– Твое счастье, что у меня у самого башка трещит. Принес с собой?

Вопрос был задан без особой надежды. У Сереги денег практически не бывало, он и так постоянно занимал у Костяна. Но нужно признать: пока что Щавелю удавалось отдавать долги с получки хотя бы своему коллеге.

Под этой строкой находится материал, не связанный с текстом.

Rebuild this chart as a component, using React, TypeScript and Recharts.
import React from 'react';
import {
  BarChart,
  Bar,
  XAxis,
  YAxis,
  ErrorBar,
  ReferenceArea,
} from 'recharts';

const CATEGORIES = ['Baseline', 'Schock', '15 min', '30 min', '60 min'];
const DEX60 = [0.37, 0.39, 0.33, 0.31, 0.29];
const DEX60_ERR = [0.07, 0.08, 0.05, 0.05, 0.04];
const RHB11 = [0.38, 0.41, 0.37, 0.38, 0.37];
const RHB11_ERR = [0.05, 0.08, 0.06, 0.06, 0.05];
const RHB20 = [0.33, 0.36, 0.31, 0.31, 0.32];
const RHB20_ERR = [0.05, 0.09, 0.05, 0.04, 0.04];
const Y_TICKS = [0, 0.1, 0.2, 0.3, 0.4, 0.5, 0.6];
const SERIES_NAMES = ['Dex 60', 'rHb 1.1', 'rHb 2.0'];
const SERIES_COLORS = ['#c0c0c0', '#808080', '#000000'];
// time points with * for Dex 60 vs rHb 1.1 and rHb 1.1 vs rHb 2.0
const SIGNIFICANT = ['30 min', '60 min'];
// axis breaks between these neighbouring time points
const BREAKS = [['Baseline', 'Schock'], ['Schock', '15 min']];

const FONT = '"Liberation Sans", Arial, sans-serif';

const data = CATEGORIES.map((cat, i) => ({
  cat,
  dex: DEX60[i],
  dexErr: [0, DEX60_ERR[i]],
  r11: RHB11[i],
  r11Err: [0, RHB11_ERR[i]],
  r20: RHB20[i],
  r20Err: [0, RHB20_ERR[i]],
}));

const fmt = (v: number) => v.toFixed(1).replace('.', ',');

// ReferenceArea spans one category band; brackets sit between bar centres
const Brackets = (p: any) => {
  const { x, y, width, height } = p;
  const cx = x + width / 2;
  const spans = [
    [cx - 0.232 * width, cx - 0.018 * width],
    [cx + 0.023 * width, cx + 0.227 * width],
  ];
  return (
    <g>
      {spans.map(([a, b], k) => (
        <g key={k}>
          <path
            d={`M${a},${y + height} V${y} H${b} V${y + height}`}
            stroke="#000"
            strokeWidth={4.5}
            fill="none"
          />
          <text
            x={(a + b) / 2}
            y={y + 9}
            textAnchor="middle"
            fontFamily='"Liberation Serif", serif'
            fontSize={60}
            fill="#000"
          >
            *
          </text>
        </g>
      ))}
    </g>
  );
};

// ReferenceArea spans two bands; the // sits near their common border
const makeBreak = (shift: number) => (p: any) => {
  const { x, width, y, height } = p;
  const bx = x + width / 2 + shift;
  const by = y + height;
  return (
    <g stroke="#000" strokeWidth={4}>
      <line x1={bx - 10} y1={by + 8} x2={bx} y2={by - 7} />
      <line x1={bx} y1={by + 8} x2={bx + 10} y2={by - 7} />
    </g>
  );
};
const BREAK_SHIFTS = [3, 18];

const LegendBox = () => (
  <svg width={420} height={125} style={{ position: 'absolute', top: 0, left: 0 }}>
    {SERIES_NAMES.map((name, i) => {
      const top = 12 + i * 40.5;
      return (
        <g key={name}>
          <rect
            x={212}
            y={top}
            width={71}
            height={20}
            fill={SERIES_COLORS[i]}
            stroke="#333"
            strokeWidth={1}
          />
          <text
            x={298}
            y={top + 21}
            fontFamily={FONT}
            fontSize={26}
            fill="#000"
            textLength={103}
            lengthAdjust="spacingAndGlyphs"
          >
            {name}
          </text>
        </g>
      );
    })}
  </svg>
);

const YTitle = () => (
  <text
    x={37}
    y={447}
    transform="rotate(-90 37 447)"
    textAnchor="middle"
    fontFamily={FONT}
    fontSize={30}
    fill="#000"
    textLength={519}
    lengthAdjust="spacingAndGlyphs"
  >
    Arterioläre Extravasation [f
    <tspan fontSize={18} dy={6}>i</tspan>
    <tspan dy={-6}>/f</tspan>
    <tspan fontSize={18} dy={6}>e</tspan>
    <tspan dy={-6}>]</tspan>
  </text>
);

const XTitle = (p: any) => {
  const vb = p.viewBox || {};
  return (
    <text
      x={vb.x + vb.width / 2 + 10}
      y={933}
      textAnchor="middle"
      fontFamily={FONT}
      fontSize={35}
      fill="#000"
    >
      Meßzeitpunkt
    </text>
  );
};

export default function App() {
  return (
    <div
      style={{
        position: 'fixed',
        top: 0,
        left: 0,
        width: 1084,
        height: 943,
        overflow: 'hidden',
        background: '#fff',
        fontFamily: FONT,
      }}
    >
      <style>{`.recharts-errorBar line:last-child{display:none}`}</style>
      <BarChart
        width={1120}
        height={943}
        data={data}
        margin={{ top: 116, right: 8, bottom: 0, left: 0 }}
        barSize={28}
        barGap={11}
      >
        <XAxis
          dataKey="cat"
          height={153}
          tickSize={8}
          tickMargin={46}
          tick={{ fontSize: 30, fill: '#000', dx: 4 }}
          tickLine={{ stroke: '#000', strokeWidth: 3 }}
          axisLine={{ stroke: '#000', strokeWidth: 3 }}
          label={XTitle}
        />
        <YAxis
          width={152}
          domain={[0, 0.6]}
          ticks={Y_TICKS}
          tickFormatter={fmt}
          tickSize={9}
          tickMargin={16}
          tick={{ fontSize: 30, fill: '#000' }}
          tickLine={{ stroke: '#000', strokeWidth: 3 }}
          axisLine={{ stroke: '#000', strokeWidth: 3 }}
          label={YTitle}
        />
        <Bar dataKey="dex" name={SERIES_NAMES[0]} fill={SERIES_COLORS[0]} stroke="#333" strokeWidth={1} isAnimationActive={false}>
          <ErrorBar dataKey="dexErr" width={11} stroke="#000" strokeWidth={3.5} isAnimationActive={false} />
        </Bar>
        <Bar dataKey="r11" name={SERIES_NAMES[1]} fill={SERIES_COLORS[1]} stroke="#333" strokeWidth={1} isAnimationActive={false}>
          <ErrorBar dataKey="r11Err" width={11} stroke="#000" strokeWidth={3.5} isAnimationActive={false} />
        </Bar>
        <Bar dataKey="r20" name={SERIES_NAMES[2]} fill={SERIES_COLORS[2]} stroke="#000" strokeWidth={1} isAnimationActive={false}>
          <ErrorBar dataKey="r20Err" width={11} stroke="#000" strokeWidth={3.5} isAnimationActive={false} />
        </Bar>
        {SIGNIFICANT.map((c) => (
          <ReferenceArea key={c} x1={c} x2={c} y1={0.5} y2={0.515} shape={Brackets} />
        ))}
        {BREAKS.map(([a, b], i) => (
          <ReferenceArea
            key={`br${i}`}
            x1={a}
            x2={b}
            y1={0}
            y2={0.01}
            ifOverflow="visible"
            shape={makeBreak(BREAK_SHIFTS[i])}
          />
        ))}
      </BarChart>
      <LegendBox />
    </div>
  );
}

Получив заведомо очевидный ответ, Логунов дежурным тоном пожурил младшего товарища еще и за любовь к халяве, но всё же пригласил на кухню. В маленькой комнатке по одну сторону тесно прижались друг к другу мойка, стиральная машинка, напольный сервант и газовая печка на четыре конфорки. С другой стороны стоял кухонный стол с желтой клеенчатой скатертью. За него и уселись коллеги. Тесть Костяна гнал самогон, и у того всегда было в достатке прозрачной жидкости с характерным запахом в трехлитровых банках.

Глотая слюну, Серега наблюдал, как его товарищ достал из серванта два стакана, а из холодильника неполную литровую пластиковую бутылку с самогоном, кастрюлю с компотом, слегка пожухлый желтый болгарский перец, открытую банку консервированных бычков в томате. Также достал черный хлеб из хлебницы. Ёрзая на стуле, Гоменюк терпел, пока Костян разливал пахучую жидкость по стаканам. Логунов только открыл рот, чтобы сказать какой-нибудь приличествующий ситуации тост, но Серега уже схватил свой стакан, стукнул им по Костиному, выпалил: «Быть добру!» – и вылил содержимое себе в рот.

Мир сразу же перестал быть прежним, будто Щавель стал Нео, которого подключили к Матрице. Серега любил это состояние. Состояние, когда погружаешься в сказочную перину, в которой тепло, в которой собеседники интересны, в которой все дамы – прекрасны, в которой Серега остроумен и находчив, в которой царит только тепло, добро и любовь. Серега по жизни был неконфликтным человеком, а в состоянии опьянения ему хотелось любить весь мир, хотелось гладить и чесать всех собак на своем пути, кормить их какими-то сосисками, хотелось говорить комплименты дамам и дарить им цветы. Хотелось помогать бабушкам переходить дорогу, хотелось обнимать хмурых людей и говорить им, что жизнь прекрасна и не стоит быть таким хмурым в такой прекрасный день! Хотелось совершать добрые благородные поступки, за что люди будут благодарить Серегу, уважать и восхищаться им. Естественно, это все хотелось делать, не вставая из-за стола, где стоит вожделенная бутылка с жидкостью. С той самой жидкостью, которая делает этот мир уютней, терпимее, теплее и чище.

– Костян, а что такое оле-гу-нар-соль-скья-ер?

Логунов напустил на себя задумчивый вид, почесал макушку и с серьезным видом бухнул:

– Кажись, это форсунка в немецких двигателях. Кум мой недавно на своем «Опеле Вектра» такую менял.

Костян еще чуть подумал, добавил «вроде бы», потом кивнул на пластиковую бутыль.

– Накатим?

Конечно же, Щавель был полностью солидарен с коллегой в этом вопросе. Они накатили, запили это дело компотом, а потом накатили еще раз. После третьей Костян закурил, а у Сереги в башке наконец-то окончательно угомонился монах-буддист. Исчезла звонница с огромным колоколом, будто её не существовало вовсе, а вместо неё на всю ширь Серегиного сознания раскинулось море-океан из исключительно позитивных волн добра, любви и теплоты. Щавель в этом море был своим. Пьяное сознание делало его то рыбой, то моллюском, то лихо закрученной ракушкой, то просто обычным купальщиком, плещущимся в волнах. После третьего «наката» Щавель ощущал себя ловцом жемчуга. Не в том плане, что он выдавал вербальные перлы собственных лингвистических пассажей, в этом он был не особо силен. Скорее, каждый накат был как прыжок ныряльщика со скалы в глубину – длинный и затяжной, и неизвестно каким и с чем он вынырнет. Может, приблизится к заветной жемчужине очень близко, и тогда ему потребуется еще один затяжной прыжок. А может, он опустится очень глубоко, где давление морского дна его расплющит. Либо слишком быстро вынырнет, и кессонная болезнь лишит его сознания. Это было немного страшно и захватывающе одновременно.